Hearing all of these ‘priorities’ for Key Stage 3 music teachers listed and explained to an audience of musicians and practitioners, I felt anew the tension between the duty of music teachers to teach engaging, practical, and above all musical lessons, and the requirements placed upon us by a whole variety of ‘higher powers’ (Ofsted, our own schools’ systems, etc). And, of course, we retraced the all-too-familiar debate of how to argue the case for Music in schools, and to what extent it should be treated as a ‘unique’ subject. But above all, the discussion made me begin to consider afresh what my own priorities were as a teacher of Key Stage 3 Music, and which of these frameworks and requirements I felt were beneficial to students’ musical learning.

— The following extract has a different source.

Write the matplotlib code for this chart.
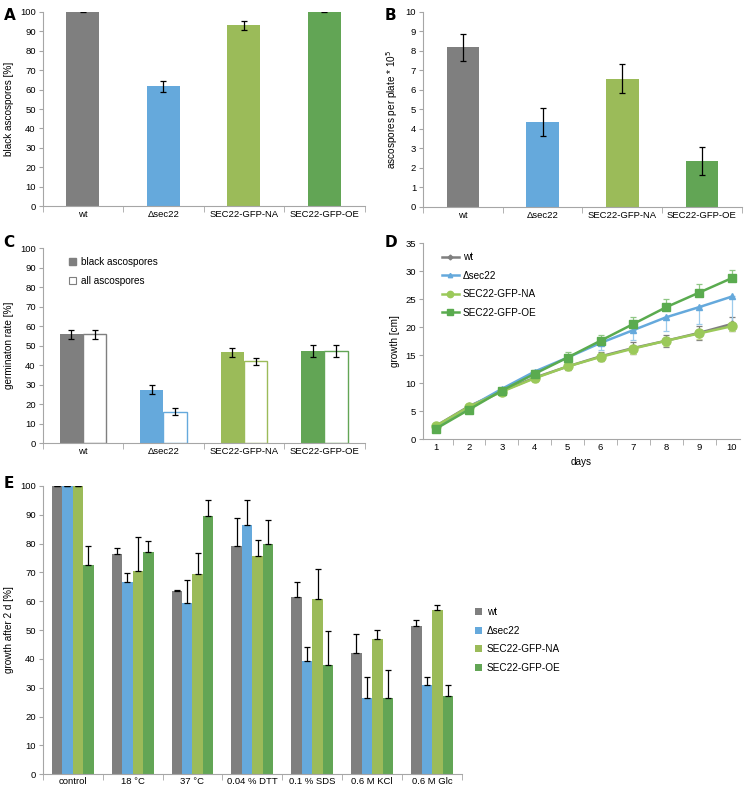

Part of my role in the day was not only to explain my own experience of juggling all of these conflicting priorities, but also to respond from a teacher’s point of view to the questions asked and ideas suggested by those from cultural organisations with regard to how they might support the Key Stage 3 curriculum. Which, given that I was beginning to question my own ideas and priorities in teaching, let alone to consider the differing priorities that others might have, was somewhat challenging! And no less so than when, in the afternoon, we were given the task of imagining projects which might be delivered in schools in partnership with cultural organisations. I found myself becoming tied up with boring logistical constraints and concerns about how leaving behind my ‘normal’ curriculum might affect my students’ learning and progress towards their next assessment... That is, until I took a moment to step back, and recognise the incredible opportunities that were being offered to my students through these potential projects: to work with professional musicians as equals; to learn, first-hand, what it is to make music in a ‘real-world’ situation; to compose new music for performance at world-class musical venues; to have musical career aspirations widened and eyes opened to new paths. Suddenly, my concerns about the minutiae of the curriculum and worries about the next half-termly assessment didn’t seem so important.Of course, that is not to say that we cannot ignore these factors – especially when they are imposed on us by our schools, and expected of us on a regular basis. And thus for partnerships with cultural organisations to be successful, they have to be precisely that: a partnership, whereby all parties understand the others’ priorities, and work to support each other. But I would argue that the power of such partnerships to change the musical lives of students is such that we, as teachers, should make every effort to embrace them. Even if that does mean some inconvenience to our assessment schedule, or some difficult conversations with senior leaders in school. Because the opportunities that cultural organisations can offer could be what turns a good musical education into an outstanding one.